Re: Internal vs. external barriers (was: Re: Interesting LKMM litmus test)

From: Alan Stern
Date: Wed Jan 25 2023 - 20:45:51 EST


On Wed, Jan 25, 2023 at 03:33:08PM -0800, Paul E. McKenney wrote:
> Ah, and returning to the earlier question as to whether srcu_read_unlock()
> can use release semantics instead of smp_mb(), at the very least, this
> portion of the synchronize_srcu() function's header comment must change:
>
> On systems with more than one CPU, when synchronize_srcu()
> returns, each CPU is guaranteed to have executed a full
> memory barrier since the end of its last corresponding SRCU
> read-side critical section whose beginning preceded the call
> to synchronize_srcu().

Yes, that would not be true. But on the other hand, it would be true
that each CPU is guaranteed to have executed a release memory barrier
since the end of its last corresponding SRCU read-side critical section
whose beginning preceded the call to synchronize_srcu(), _and_ the CPU
executing synchronize_srcu() is guaranteed to have executed a full
memory barrier after seeing the values from all those release stores.
This is not quite the same thing but it ought to be just as good.

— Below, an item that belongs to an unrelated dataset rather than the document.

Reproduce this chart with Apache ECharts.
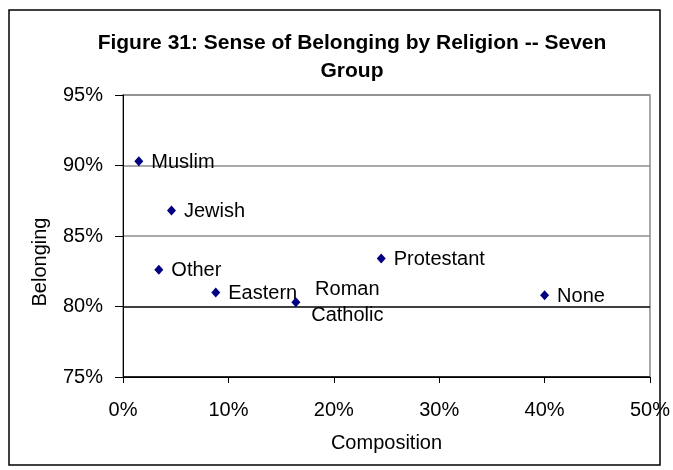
<!DOCTYPE html>
<html><head><meta charset="utf-8">
<script src="https://cdn.jsdelivr.net/npm/echarts@6/dist/echarts.min.js"></script>
<style>html,body{margin:0;padding:0;background:#fff}#c{width:673px;height:470px}</style>
</head><body><div id="c"></div>
<script>
var names = ["Muslim","Jewish","Other","Eastern","Roman\nCatholic","Protestant","None"];
var composition = [1.5, 4.6, 3.4, 8.8, 16.4, 24.5, 40.0];
var belonging = [90.3, 86.8, 82.6, 81.0, 80.3, 83.4, 80.8];
var xTicks = [0,10,20,30,40,50];
var yTicks = [75,80,85,90,95];

var chart = echarts.init(document.getElementById('c'));
var font = 'Liberation Sans, Arial, sans-serif';
var data = names.map(function(n,i){
  var d = {value:[composition[i], belonging[i]], name:n};
  if (n.indexOf('Roman')===0) {
    d.label = {position:[56,5], align:'center', verticalAlign:'middle', lineHeight:26, offset:[0,0]};
  }
  return d;
});
chart.setOption({
  animation:false,
  backgroundColor:'#fff',
  title:{text:'Figure 31: Sense of Belonging by Religion -- Seven\nGroup', left:347, textAlign:'center', top:24,
    textStyle:{fontFamily:font, fontSize:21, fontWeight:'bold', color:'#000', lineHeight:28}},
  graphic:[{type:'rect', shape:{x:9,y:10,width:651,height:455}, style:{fill:null, stroke:'#000', lineWidth:1.5}, z:100}],
  grid:{left:123, right:23, top:95, bottom:93, show:true, borderColor:'#8c8c8c', borderWidth:1.5},
  xAxis:{type:'value', min:0, max:50, interval:10, name:'Composition', nameLocation:'middle', nameGap:56,
    nameTextStyle:{fontFamily:font, fontSize:20, color:'#000'},
    axisLine:{onZero:false, lineStyle:{color:'#000', width:1}},
    axisTick:{show:true, length:6, lineStyle:{color:'#000'}},
    splitLine:{show:false},
    axisLabel:{fontFamily:font, fontSize:20, color:'#000', margin:23, formatter:function(v){return v+'%';}}},
  yAxis:{type:'value', min:75, max:95, interval:5, name:'Belonging', nameLocation:'middle', nameGap:73, nameRotate:90,
    nameTextStyle:{fontFamily:font, fontSize:20, color:'#000', padding:[0,52,0,0]},
    axisLine:{onZero:false, lineStyle:{color:'#000', width:1}},
    axisTick:{show:true, length:8, lineStyle:{color:'#000'}},
    splitLine:{show:true, lineStyle:{color:['#000','#000','#8c8c8c','#8c8c8c','#8c8c8c'], width:1.5}},
    axisLabel:{fontFamily:font, fontSize:20, color:'#000', margin:20, formatter:function(v){return v+'%';}}},
  series:[{type:'scatter', symbol:'diamond', symbolSize:[9,10], itemStyle:{color:'#000080', opacity:1},
    data:data,
    label:{show:true, position:'right', distance:8, formatter:'{b}', fontFamily:font, fontSize:20, color:'#000', offset:[0,1]}}]
});
</script></body></html>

> I don't know of any SRCU code that relies on this, but it would be good to
> check. There used to (and might still) be RCU code relying on this, which
> is why this sentence was added to the header comment in the first place.

If there is code relying on that guarantee, it ought to work just as
well by relying on the modified guarantee.

Of course, there might be code relying on a guarantee that
srcu_read_unlock() executes a full memory barrier. This guarantee would
certainly no longer hold. But as I understand it, this guarantee was
never promised by the SRCU subsystem.